- Prompt:
Return the material exactly as supplied, apart from the pictures, which are omitted.

## start Data excerpt

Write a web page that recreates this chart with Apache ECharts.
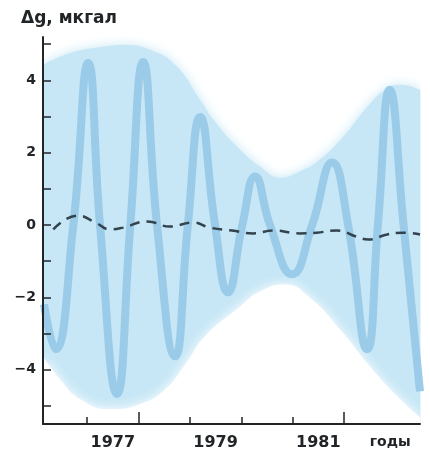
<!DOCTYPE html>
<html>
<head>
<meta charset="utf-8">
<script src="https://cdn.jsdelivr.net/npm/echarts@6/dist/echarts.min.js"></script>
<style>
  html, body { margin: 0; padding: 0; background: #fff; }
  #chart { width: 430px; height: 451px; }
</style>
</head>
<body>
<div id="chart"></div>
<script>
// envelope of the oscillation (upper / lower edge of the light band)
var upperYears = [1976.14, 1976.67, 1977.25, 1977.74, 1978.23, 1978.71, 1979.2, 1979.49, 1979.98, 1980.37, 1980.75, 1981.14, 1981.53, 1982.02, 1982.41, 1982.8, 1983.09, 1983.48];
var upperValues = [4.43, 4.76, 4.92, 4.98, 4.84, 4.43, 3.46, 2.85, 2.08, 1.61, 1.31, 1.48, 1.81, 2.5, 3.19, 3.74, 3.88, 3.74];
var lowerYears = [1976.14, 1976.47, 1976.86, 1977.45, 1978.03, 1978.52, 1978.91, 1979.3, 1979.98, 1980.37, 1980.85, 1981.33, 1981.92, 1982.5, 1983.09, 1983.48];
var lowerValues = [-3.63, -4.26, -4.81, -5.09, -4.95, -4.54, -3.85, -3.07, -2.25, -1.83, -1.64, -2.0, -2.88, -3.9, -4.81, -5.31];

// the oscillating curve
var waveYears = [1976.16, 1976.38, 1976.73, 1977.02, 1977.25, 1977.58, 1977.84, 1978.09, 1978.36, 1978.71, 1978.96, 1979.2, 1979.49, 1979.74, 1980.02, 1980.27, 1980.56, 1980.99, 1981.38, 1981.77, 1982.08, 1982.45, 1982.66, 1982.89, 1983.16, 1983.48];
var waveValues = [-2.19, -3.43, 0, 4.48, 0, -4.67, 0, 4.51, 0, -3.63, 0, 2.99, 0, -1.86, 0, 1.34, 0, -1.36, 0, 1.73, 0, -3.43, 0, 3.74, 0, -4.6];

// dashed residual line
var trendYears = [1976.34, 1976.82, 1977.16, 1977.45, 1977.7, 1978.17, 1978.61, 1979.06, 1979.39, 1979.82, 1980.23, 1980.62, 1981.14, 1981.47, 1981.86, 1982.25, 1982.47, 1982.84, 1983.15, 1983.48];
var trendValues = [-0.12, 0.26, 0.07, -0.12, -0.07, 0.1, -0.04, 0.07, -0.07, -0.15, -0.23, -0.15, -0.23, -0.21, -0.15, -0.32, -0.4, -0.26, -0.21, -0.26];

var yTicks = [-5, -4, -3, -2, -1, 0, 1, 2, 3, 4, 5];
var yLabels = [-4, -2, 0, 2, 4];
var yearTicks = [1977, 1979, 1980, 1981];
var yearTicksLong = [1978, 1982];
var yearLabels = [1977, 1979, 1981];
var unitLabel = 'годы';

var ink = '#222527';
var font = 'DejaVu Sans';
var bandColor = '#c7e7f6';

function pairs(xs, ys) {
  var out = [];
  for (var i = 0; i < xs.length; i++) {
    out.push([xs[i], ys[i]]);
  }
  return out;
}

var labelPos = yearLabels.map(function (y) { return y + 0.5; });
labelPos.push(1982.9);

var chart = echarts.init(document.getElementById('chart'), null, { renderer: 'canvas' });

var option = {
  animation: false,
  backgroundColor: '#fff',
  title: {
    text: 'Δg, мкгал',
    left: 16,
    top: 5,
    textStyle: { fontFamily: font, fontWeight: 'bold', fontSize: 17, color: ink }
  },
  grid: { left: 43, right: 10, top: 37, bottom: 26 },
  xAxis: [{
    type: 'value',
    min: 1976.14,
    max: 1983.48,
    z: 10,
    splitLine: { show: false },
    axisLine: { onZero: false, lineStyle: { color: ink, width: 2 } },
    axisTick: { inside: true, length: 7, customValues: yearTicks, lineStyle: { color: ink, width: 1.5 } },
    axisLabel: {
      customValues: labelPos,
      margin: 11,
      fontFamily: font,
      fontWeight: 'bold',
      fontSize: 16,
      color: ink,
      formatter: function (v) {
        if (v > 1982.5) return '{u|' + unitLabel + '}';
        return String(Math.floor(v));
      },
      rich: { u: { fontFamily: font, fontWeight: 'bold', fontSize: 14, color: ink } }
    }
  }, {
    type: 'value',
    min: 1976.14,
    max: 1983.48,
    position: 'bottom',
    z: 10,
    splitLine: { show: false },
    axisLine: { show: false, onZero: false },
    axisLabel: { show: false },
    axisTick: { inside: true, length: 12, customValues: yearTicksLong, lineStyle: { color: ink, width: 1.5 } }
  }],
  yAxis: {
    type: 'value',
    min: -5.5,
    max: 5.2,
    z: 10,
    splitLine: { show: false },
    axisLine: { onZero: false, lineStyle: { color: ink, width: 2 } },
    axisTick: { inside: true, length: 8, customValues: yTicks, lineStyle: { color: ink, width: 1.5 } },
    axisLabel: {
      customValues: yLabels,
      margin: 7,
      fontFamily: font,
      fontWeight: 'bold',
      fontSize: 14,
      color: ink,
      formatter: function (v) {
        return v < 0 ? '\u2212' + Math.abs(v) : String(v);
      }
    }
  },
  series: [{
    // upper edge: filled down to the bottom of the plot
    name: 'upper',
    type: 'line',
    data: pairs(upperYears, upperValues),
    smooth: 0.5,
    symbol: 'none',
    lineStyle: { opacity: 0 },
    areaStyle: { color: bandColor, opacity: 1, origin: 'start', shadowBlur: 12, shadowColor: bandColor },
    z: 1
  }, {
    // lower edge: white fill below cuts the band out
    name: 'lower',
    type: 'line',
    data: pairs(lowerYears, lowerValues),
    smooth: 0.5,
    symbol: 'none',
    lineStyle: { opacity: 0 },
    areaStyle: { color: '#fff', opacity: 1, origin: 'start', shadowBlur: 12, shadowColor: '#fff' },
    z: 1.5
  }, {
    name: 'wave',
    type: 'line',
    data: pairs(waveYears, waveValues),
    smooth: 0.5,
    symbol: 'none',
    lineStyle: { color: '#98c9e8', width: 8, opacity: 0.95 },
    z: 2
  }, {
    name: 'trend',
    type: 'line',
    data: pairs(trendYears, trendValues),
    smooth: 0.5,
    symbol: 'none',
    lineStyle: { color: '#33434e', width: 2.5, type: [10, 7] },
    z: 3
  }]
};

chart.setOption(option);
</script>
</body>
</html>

## end Data excerpt

- Solution to this exercise:
Write a web page that recreates this chart with Apache ECharts.
<!DOCTYPE html>
<html>
<head>
<meta charset="utf-8">
<script src="https://cdn.jsdelivr.net/npm/echarts@6/dist/echarts.min.js"></script>
<style>
  html, body { margin: 0; padding: 0; background: #fff; }
  #chart { width: 430px; height: 451px; }
</style>
</head>
<body>
<div id="chart"></div>
<script>
// envelope of the oscillation (upper / lower edge of the light band)
var upperYears = [1976.14, 1976.67, 1977.25, 1977.74, 1978.23, 1978.71, 1979.2, 1979.49, 1979.98, 1980.37, 1980.75, 1981.14, 1981.53, 1982.02, 1982.41, 1982.8, 1983.09, 1983.48];
var upperValues = [4.43, 4.76, 4.92, 4.98, 4.84, 4.43, 3.46, 2.85, 2.08, 1.61, 1.31, 1.48, 1.81, 2.5, 3.19, 3.74, 3.88, 3.74];
var lowerYears = [1976.14, 1976.47, 1976.86, 1977.45, 1978.03, 1978.52, 1978.91, 1979.3, 1979.98, 1980.37, 1980.85, 1981.33, 1981.92, 1982.5, 1983.09, 1983.48];
var lowerValues = [-3.63, -4.26, -4.81, -5.09, -4.95, -4.54, -3.85, -3.07, -2.25, -1.83, -1.64, -2.0, -2.88, -3.9, -4.81, -5.31];

// the oscillating curve
var waveYears = [1976.16, 1976.38, 1976.73, 1977.02, 1977.25, 1977.58, 1977.84, 1978.09, 1978.36, 1978.71, 1978.96, 1979.2, 1979.49, 1979.74, 1980.02, 1980.27, 1980.56, 1980.99, 1981.38, 1981.77, 1982.08, 1982.45, 1982.66, 1982.89, 1983.16, 1983.48];
var waveValues = [-2.19, -3.43, 0, 4.48, 0, -4.67, 0, 4.51, 0, -3.63, 0, 2.99, 0, -1.86, 0, 1.34, 0, -1.36, 0, 1.73, 0, -3.43, 0, 3.74, 0, -4.6];

// dashed residual line
var trendYears = [1976.34, 1976.82, 1977.16, 1977.45, 1977.7, 1978.17, 1978.61, 1979.06, 1979.39, 1979.82, 1980.23, 1980.62, 1981.14, 1981.47, 1981.86, 1982.25, 1982.47, 1982.84, 1983.15, 1983.48];
var trendValues = [-0.12, 0.26, 0.07, -0.12, -0.07, 0.1, -0.04, 0.07, -0.07, -0.15, -0.23, -0.15, -0.23, -0.21, -0.15, -0.32, -0.4, -0.26, -0.21, -0.26];

var yTicks = [-5, -4, -3, -2, -1, 0, 1, 2, 3, 4, 5];
var yLabels = [-4, -2, 0, 2, 4];
var yearTicks = [1977, 1979, 1980, 1981];
var yearTicksLong = [1978, 1982];
var yearLabels = [1977, 1979, 1981];
var unitLabel = 'годы';

var ink = '#222527';
var font = 'DejaVu Sans';
var bandColor = '#c7e7f6';

function pairs(xs, ys) {
  var out = [];
  for (var i = 0; i < xs.length; i++) {
    out.push([xs[i], ys[i]]);
  }
  return out;
}

var labelPos = yearLabels.map(function (y) { return y + 0.5; });
labelPos.push(1982.9);

var chart = echarts.init(document.getElementById('chart'), null, { renderer: 'canvas' });

var option = {
  animation: false,
  backgroundColor: '#fff',
  title: {
    text: 'Δg, мкгал',
    left: 16,
    top: 5,
    textStyle: { fontFamily: font, fontWeight: 'bold', fontSize: 17, color: ink }
  },
  grid: { left: 43, right: 10, top: 37, bottom: 26 },
  xAxis: [{
    type: 'value',
    min: 1976.14,
    max: 1983.48,
    z: 10,
    splitLine: { show: false },
    axisLine: { onZero: false, lineStyle: { color: ink, width: 2 } },
    axisTick: { inside: true, length: 7, customValues: yearTicks, lineStyle: { color: ink, width: 1.5 } },
    axisLabel: {
      customValues: labelPos,
      margin: 11,
      fontFamily: font,
      fontWeight: 'bold',
      fontSize: 16,
      color: ink,
      formatter: function (v) {
        if (v > 1982.5) return '{u|' + unitLabel + '}';
        return String(Math.floor(v));
      },
      rich: { u: { fontFamily: font, fontWeight: 'bold', fontSize: 14, color: ink } }
    }
  }, {
    type: 'value',
    min: 1976.14,
    max: 1983.48,
    position: 'bottom',
    z: 10,
    splitLine: { show: false },
    axisLine: { show: false, onZero: false },
    axisLabel: { show: false },
    axisTick: { inside: true, length: 12, customValues: yearTicksLong, lineStyle: { color: ink, width: 1.5 } }
  }],
  yAxis: {
    type: 'value',
    min: -5.5,
    max: 5.2,
    z: 10,
    splitLine: { show: false },
    axisLine: { onZero: false, lineStyle: { color: ink, width: 2 } },
    axisTick: { inside: true, length: 8, customValues: yTicks, lineStyle: { color: ink, width: 1.5 } },
    axisLabel: {
      customValues: yLabels,
      margin: 7,
      fontFamily: font,
      fontWeight: 'bold',
      fontSize: 14,
      color: ink,
      formatter: function (v) {
        return v < 0 ? '\u2212' + Math.abs(v) : String(v);
      }
    }
  },
  series: [{
    // upper edge: filled down to the bottom of the plot
    name: 'upper',
    type: 'line',
    data: pairs(upperYears, upperValues),
    smooth: 0.5,
    symbol: 'none',
    lineStyle: { opacity: 0 },
    areaStyle: { color: bandColor, opacity: 1, origin: 'start', shadowBlur: 12, shadowColor: bandColor },
    z: 1
  }, {
    // lower edge: white fill below cuts the band out
    name: 'lower',
    type: 'line',
    data: pairs(lowerYears, lowerValues),
    smooth: 0.5,
    symbol: 'none',
    lineStyle: { opacity: 0 },
    areaStyle: { color: '#fff', opacity: 1, origin: 'start', shadowBlur: 12, shadowColor: '#fff' },
    z: 1.5
  }, {
    name: 'wave',
    type: 'line',
    data: pairs(waveYears, waveValues),
    smooth: 0.5,
    symbol: 'none',
    lineStyle: { color: '#98c9e8', width: 8, opacity: 0.95 },
    z: 2
  }, {
    name: 'trend',
    type: 'line',
    data: pairs(trendYears, trendValues),
    smooth: 0.5,
    symbol: 'none',
    lineStyle: { color: '#33434e', width: 2.5, type: [10, 7] },
    z: 3
  }]
};

chart.setOption(option);
</script>
</body>
</html>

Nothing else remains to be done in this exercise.